I'm fine with this, but SQL has some lingering shortcomings:
- Inability to express recursive/nested datasets directly (tree-like).
- General inability to express structural sharing and graphs directly.
- Inability to express associative (map-like) relationships directly.
- ...
Some of these are solved in the SQL standard, but not universally adopted. Others are solved by particular databases, but also not universally adopted. For the rest, of course you can solve it if we add the condition "some assembly required" when you get the data.
But if you have to assemble and disassemble the data at every step, it stops being a viable pipeline choice. It's as good as serializing into CSV, JSON, or whatever. In fact, JSON at least can nest.
Largely my take as well... I will say, I'm not a fan of using the DB Engine to self-injest or export data... I do prefer newline delimited json for import/export as it tends to be easier than CSV usually is.
The variations in SQL dialects/engines are pretty broad... and in some cases (mysql, ugh) straight ANSI SQL syntax may or may not work as expected. Not to mention more esoteric data like JSON or XML data columns.

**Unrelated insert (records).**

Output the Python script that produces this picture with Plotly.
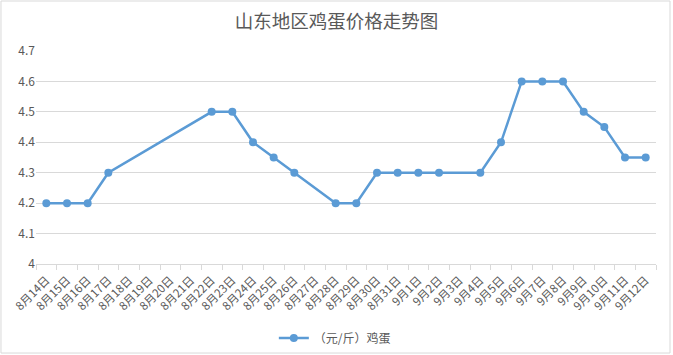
import plotly.graph_objects as go

dates = ["8月14日","8月15日","8月16日","8月17日","8月18日","8月19日","8月20日","8月21日",
         "8月22日","8月23日","8月24日","8月25日","8月26日","8月27日","8月28日","8月29日",
         "8月30日","8月31日","9月1日","9月2日","9月3日","9月4日","9月5日","9月6日",
         "9月7日","9月8日","9月9日","9月10日","9月11日","9月12日"]
prices = [4.2, 4.2, 4.2, 4.3, None, None, None, None,
          4.5, 4.5, 4.4, 4.35, 4.3, None, 4.2, 4.2,
          4.3, 4.3, 4.3, 4.3, None, 4.3, 4.4, 4.6,
          4.6, 4.6, 4.5, 4.45, 4.35, 4.35]
series_name = "（元/斤）鸡蛋"
title_text = "山东地区鸡蛋价格走势图"

txt = "#595959"
grid = "#d9d9d9"
font = "Noto Sans CJK SC, Microsoft YaHei, sans-serif"

fig = go.Figure()
fig.add_trace(go.Scatter(
    x=dates, y=prices, name=series_name, mode="lines+markers",
    connectgaps=True,
    line=dict(color="#5b9bd5", width=2.5),
    marker=dict(color="#5b9bd5", size=8),
))

fig.update_layout(
    width=673, height=355,
    margin=dict(l=36, r=17, t=51, b=91),
    paper_bgcolor="white", plot_bgcolor="white",
    font=dict(family=font, color=txt, size=11),
    title=dict(text=title_text, x=0.5, xanchor="center", y=0.938, yanchor="middle",
               font=dict(size=18.5, color=txt, family=font)),
    showlegend=True,
    legend=dict(orientation="h", x=0.482, xanchor="center", y=0.0479, yanchor="middle",
                yref="container",
                font=dict(size=12, color=txt), bgcolor="rgba(0,0,0,0)"),
    xaxis=dict(type="category", tickangle=-45, showgrid=False, automargin=False,
               showline=True, linecolor=grid, linewidth=1,
               ticks="outside", tickson="boundaries", ticklen=5, tickcolor=grid,
               ticklabelstandoff=4,
               tickfont=dict(size=11.5, color=txt), range=[-0.5, len(dates) - 0.5]),
    yaxis=dict(range=[4, 4.7], dtick=0.1, tick0=4, showgrid=True, gridcolor=grid,
               gridwidth=1, zeroline=False, showline=False, automargin=False,
               tickfont=dict(size=12, color=txt), tickformat=".1~f"),
    shapes=[dict(type="rect", xref="paper", yref="paper",
                 x0=-0.0565, x1=1.0226, y0=-0.418, y1=1.2347,
                 line=dict(color=grid, width=1), fillcolor="rgba(0,0,0,0)", layer="below")],
)

fig.write_html("out.html")
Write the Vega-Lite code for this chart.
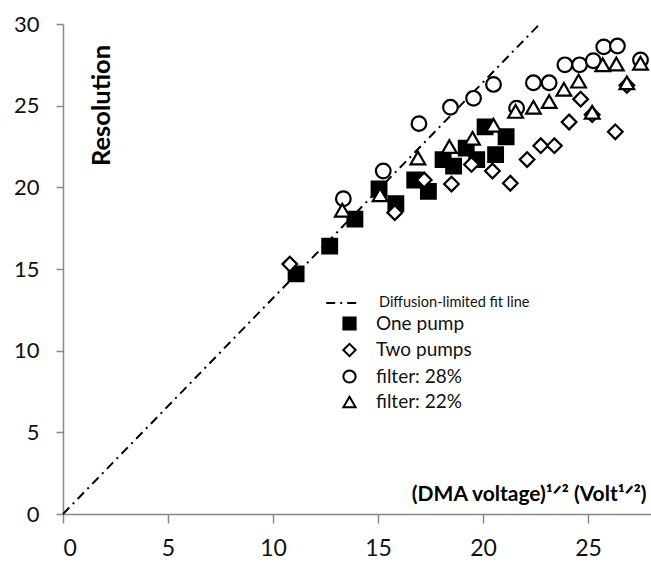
{
  "$schema": "https://vega.github.io/schema/vega-lite/v6.json",
  "width": 588,
  "height": 490,
  "autosize": {"type": "none"},
  "padding": {"left": 63, "top": 24, "right": 0, "bottom": 48},
  "background": "white",
  "config": {
    "view": {"stroke": null},
    "font": "Lato",
    "axis": {"grid": false, "domainColor": "#888", "tickColor": "#888", "domainWidth": 1.5, "tickWidth": 1.5, "labelColor": "#111", "labelFont": "Lato", "titleFont": "Lato", "titleColor": "#000"},
    "legend": {"labelFont": "Lato", "labelColor": "#111"}
  },
  "datasets": {
    "fit": [
      {"x": 0, "y": 0, "name": "Diffusion-limited fit line"},
      {"x": 22.7, "y": 30, "name": "Diffusion-limited fit line"}
    ],
    "pts": [
      {"x": 11.1, "y": 14.7, "series": "One pump"},
      {"x": 12.7, "y": 16.4, "series": "One pump"},
      {"x": 13.9, "y": 18.05, "series": "One pump"},
      {"x": 15.05, "y": 19.9, "series": "One pump"},
      {"x": 15.85, "y": 19.0, "series": "One pump"},
      {"x": 16.75, "y": 20.45, "series": "One pump"},
      {"x": 17.4, "y": 19.75, "series": "One pump"},
      {"x": 18.1, "y": 21.7, "series": "One pump"},
      {"x": 18.6, "y": 21.3, "series": "One pump"},
      {"x": 19.2, "y": 22.4, "series": "One pump"},
      {"x": 19.7, "y": 21.7, "series": "One pump"},
      {"x": 20.1, "y": 23.7, "series": "One pump"},
      {"x": 20.6, "y": 22.0, "series": "One pump"},
      {"x": 21.1, "y": 23.1, "series": "One pump"},
      {"x": 10.8, "y": 15.3, "series": "Two pumps"},
      {"x": 15.8, "y": 18.45, "series": "Two pumps"},
      {"x": 17.2, "y": 20.45, "series": "Two pumps"},
      {"x": 18.5, "y": 20.2, "series": "Two pumps"},
      {"x": 19.45, "y": 21.4, "series": "Two pumps"},
      {"x": 20.45, "y": 21.0, "series": "Two pumps"},
      {"x": 21.3, "y": 20.25, "series": "Two pumps"},
      {"x": 22.1, "y": 21.7, "series": "Two pumps"},
      {"x": 22.75, "y": 22.55, "series": "Two pumps"},
      {"x": 23.4, "y": 22.55, "series": "Two pumps"},
      {"x": 24.1, "y": 24.0, "series": "Two pumps"},
      {"x": 24.65, "y": 25.4, "series": "Two pumps"},
      {"x": 25.2, "y": 24.45, "series": "Two pumps"},
      {"x": 26.3, "y": 23.4, "series": "Two pumps"},
      {"x": 26.85, "y": 26.25, "series": "Two pumps"},
      {"x": 13.35, "y": 19.3, "series": "filter: 28%"},
      {"x": 15.25, "y": 21.0, "series": "filter: 28%"},
      {"x": 16.95, "y": 23.9, "series": "filter: 28%"},
      {"x": 18.45, "y": 24.9, "series": "filter: 28%"},
      {"x": 19.55, "y": 25.45, "series": "filter: 28%"},
      {"x": 20.5, "y": 26.3, "series": "filter: 28%"},
      {"x": 21.6, "y": 24.85, "series": "filter: 28%"},
      {"x": 22.4, "y": 26.4, "series": "filter: 28%"},
      {"x": 23.15, "y": 26.4, "series": "filter: 28%"},
      {"x": 23.9, "y": 27.5, "series": "filter: 28%"},
      {"x": 24.6, "y": 27.5, "series": "filter: 28%"},
      {"x": 25.25, "y": 27.75, "series": "filter: 28%"},
      {"x": 25.75, "y": 28.6, "series": "filter: 28%"},
      {"x": 26.4, "y": 28.65, "series": "filter: 28%"},
      {"x": 27.5, "y": 27.8, "series": "filter: 28%"},
      {"x": 13.3, "y": 18.6, "series": "filter: 22%"},
      {"x": 15.1, "y": 19.55, "series": "filter: 22%"},
      {"x": 16.9, "y": 21.8, "series": "filter: 22%"},
      {"x": 18.4, "y": 22.5, "series": "filter: 22%"},
      {"x": 19.5, "y": 23.0, "series": "filter: 22%"},
      {"x": 20.5, "y": 23.8, "series": "filter: 22%"},
      {"x": 21.55, "y": 24.65, "series": "filter: 22%"},
      {"x": 22.4, "y": 24.9, "series": "filter: 22%"},
      {"x": 23.15, "y": 25.25, "series": "filter: 22%"},
      {"x": 23.85, "y": 26.0, "series": "filter: 22%"},
      {"x": 24.55, "y": 26.5, "series": "filter: 22%"},
      {"x": 25.2, "y": 24.6, "series": "filter: 22%"},
      {"x": 25.7, "y": 27.5, "series": "filter: 22%"},
      {"x": 26.35, "y": 27.55, "series": "filter: 22%"},
      {"x": 26.85, "y": 26.4, "series": "filter: 22%"},
      {"x": 27.5, "y": 27.6, "series": "filter: 22%"}
    ]
  },
  "layer": [
    {
      "data": {"name": "fit"},
      "mark": {"type": "line", "color": "black", "strokeWidth": 2},
      "encoding": {
        "x": {
          "field": "x", "type": "quantitative",
          "scale": {"domain": [0, 28], "nice": false, "zero": true},
          "axis": {
            "values": [0, 5, 10, 15, 20, 25],
            "labelFontSize": 23, "tickSize": 9, "labelPadding": 14,
            "title": "(DMA voltage)¹ᐟ² (Volt¹ᐟ²)",
            "titleFontSize": 21, "titleFontWeight": "bold",
            "titleX": 583, "titleY": -14, "titleAlign": "right", "titleBaseline": "alphabetic", "titleAnchor": null
          }
        },
        "y": {
          "field": "y", "type": "quantitative",
          "scale": {"domain": [0, 30], "nice": false},
          "axis": {
            "values": [0, 5, 10, 15, 20, 25, 30],
            "labelFontSize": 22, "tickSize": 7, "labelPadding": 17,
            "title": "Resolution",
            "titleFontSize": 25.5, "titleFontWeight": "bold",
            "titleAngle": -90, "titleX": 38, "titleY": 81, "titleAlign": "center", "titleBaseline": "middle"
          }
        },
        "strokeDash": {
          "field": "name", "type": "nominal",
          "scale": {"range": [[9, 5, 2, 5]]},
          "legend": {
            "orient": "none", "legendX": 262, "legendY": 262, "title": null,
            "symbolType": "stroke", "symbolSize": 1000, "symbolStrokeWidth": 2, "symbolStrokeColor": "black",
            "labelFontSize": 14.5, "labelOffset": 20, "padding": 0
          }
        }
      }
    },
    {
      "data": {"name": "pts"},
      "mark": {"type": "point", "filled": false, "color": "black", "stroke": "black", "strokeWidth": 2.2, "size": 215, "opacity": 1},
      "encoding": {
        "x": {"field": "x", "type": "quantitative"},
        "y": {"field": "y", "type": "quantitative"},
        "shape": {
          "field": "series", "type": "nominal",
          "scale": {"domain": ["One pump", "Two pumps", "filter: 28%", "filter: 22%"], "range": ["square", "diamond", "circle", "triangle-up"]},
          "legend": {
            "orient": "none", "legendX": 277, "legendY": 290, "title": null,
            "symbolSize": 150, "symbolStrokeWidth": 2,
            "labelFontSize": 19, "labelOffset": 17, "rowPadding": 5.5, "padding": 0
          }
        },
        "fill": {
          "field": "series", "type": "nominal",
          "scale": {"domain": ["One pump", "Two pumps", "filter: 28%", "filter: 22%"], "range": ["black", "white", "white", "white"]},
          "legend": {
            "orient": "none", "legendX": 277, "legendY": 290, "title": null,
            "symbolSize": 150, "symbolStrokeWidth": 2,
            "labelFontSize": 19, "labelOffset": 17, "rowPadding": 5.5, "padding": 0
          }
        }
      }
    }
  ]
}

One other niggle, don't do data analytics against your live database servicing your applications... use a read mirror or replica node... The types of queries data analysts tend to run are often less than ideal in terms of performance characteristics. Developers can create bad enough queries as it is, let alone a DA query locking a key table for many seconds.
It’s definitely true that making a dataset into something SQL can elegantly handle is not always easy, for example, dealing with JSON. But that’s also kind of the point. It thrives on flat, relational data. And having that relational layer makes doing things with data very easy.
- Inability to express recursive/nested datasets directly (tree-like).
- General inability to express structural sharing and graphs directly.
- Inability to express associative (map-like) relationships directly.
- ...
Some of these are solved in the SQL standard, but not universally adopted. Others are solved by particular databases, but also not universally adopted. For the rest, of course you can solve it if we add the condition "some assembly required" when you get the data.
But if you have to assemble and disassemble the data at every step, it stops being a viable pipeline choice. It's as good as serializing into CSV, JSON, or whatever. In fact, JSON at least can nest.